Duterte’s Resurgent Nationalism in the Philippines: A Discursive Institutionalist Analysis

Julio C. Teehankee


Early in his administration, Rodrigo Duterte, the controversial sixteenth president of the Philippines, did what no other Filipino president has done before – announce a separation from the geopolitical interests of its former colonial master, the United States of America. Beyond the personal slights caused by the US criticism of his anti-drug campaign lies a deeper sense of historical grievance that has been ingrained in Duterte’s generation and his identity as a Mindanaoan.
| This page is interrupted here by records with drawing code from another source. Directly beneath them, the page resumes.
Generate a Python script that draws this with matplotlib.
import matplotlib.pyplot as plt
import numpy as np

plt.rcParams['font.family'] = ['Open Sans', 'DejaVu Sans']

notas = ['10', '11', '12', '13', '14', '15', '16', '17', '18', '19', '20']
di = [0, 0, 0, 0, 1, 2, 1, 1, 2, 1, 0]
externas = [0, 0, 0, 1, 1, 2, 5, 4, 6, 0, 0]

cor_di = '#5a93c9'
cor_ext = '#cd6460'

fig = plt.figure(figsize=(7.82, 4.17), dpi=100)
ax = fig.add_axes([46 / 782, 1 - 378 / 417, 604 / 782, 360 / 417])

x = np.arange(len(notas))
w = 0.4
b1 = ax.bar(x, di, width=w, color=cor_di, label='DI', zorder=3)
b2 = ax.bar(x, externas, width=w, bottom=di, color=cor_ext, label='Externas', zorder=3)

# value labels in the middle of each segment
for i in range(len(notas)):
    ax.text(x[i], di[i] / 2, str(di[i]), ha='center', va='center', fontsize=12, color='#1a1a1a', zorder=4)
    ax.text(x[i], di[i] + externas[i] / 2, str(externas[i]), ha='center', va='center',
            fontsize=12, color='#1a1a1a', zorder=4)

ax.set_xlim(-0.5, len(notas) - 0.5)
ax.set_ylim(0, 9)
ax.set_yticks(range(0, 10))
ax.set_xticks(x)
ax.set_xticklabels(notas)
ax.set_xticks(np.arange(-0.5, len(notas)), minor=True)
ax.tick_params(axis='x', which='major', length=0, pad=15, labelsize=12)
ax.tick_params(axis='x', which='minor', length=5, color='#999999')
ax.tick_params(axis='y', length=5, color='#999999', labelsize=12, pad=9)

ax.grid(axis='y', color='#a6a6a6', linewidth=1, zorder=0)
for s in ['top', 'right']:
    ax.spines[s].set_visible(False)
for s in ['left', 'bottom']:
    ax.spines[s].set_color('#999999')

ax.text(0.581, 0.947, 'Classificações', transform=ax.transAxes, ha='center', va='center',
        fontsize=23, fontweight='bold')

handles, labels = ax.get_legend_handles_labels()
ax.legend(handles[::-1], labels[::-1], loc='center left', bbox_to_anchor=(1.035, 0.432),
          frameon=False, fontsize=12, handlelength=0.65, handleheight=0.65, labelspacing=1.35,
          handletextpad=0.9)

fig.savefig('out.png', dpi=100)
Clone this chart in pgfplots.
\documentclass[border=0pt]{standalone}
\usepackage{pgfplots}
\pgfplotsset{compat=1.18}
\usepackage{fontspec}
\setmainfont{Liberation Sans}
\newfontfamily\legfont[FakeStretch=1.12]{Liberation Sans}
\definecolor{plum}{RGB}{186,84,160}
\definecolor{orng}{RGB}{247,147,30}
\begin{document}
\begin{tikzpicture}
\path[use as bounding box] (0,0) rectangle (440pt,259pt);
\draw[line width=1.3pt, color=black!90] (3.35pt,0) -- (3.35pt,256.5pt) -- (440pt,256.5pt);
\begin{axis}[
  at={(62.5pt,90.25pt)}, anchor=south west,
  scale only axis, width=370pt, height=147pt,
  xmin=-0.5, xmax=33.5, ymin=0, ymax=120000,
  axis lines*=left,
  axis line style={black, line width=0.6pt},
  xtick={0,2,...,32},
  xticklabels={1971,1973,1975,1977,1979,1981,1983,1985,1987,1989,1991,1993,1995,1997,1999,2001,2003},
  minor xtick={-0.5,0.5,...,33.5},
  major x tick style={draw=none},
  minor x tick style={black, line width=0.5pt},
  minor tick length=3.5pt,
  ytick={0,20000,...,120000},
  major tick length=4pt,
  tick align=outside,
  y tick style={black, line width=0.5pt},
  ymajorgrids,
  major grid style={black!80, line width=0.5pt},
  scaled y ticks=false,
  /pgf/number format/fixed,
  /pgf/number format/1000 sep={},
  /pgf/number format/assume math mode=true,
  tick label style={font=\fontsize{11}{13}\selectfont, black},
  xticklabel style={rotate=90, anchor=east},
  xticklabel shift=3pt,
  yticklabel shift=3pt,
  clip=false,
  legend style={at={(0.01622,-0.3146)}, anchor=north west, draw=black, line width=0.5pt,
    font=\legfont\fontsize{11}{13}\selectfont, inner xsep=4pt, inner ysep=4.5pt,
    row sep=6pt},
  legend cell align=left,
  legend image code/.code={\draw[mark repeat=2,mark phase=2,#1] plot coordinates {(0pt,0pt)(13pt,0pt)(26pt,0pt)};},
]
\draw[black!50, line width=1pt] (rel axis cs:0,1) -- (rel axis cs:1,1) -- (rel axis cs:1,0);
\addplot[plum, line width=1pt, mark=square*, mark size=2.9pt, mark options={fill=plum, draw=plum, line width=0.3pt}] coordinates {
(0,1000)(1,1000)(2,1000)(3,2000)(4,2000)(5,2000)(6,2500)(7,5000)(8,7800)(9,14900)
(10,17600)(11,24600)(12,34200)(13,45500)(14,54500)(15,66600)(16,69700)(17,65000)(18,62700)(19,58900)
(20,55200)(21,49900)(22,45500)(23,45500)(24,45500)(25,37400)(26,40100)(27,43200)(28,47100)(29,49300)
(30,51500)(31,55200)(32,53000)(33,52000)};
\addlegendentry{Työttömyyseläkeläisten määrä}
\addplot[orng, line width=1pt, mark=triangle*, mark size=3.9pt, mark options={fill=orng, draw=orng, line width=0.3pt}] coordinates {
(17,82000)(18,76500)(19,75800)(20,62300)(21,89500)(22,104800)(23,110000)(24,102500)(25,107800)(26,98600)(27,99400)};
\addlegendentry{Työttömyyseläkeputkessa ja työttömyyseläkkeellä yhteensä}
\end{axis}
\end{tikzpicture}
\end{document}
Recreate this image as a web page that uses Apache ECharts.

Not only does he represent Mindanao’s resentment towards “imperial Manila,” but also a historical blowback against “US imperialism.” Duterte’s nationalist exhortations can be traced to the cycle of regime narratives in the Philippines, which serves as a medium for institutional continuity and change through the mobilisation of ideas at a discursive level. By reviving the anti-US nationalism of his youth, Duterte is repudiating the liberal reformist, albeit elitist, narrative of the Aquino-to-Aquino regimes. Duterte’s so-called “pivot to China” is also a dramatic reversal of his predecessors’ strong anti-China and rabidly pro-American foreign policy position. This paper blends Vivien A. Schmidt’s discursive institutional analytical framework with Stephen Skowronek’s concept of presidential leadership in political time to analyse how crafted narratives are transformed into governance scripts that bind together a coalition of interests within a particular institutional setting.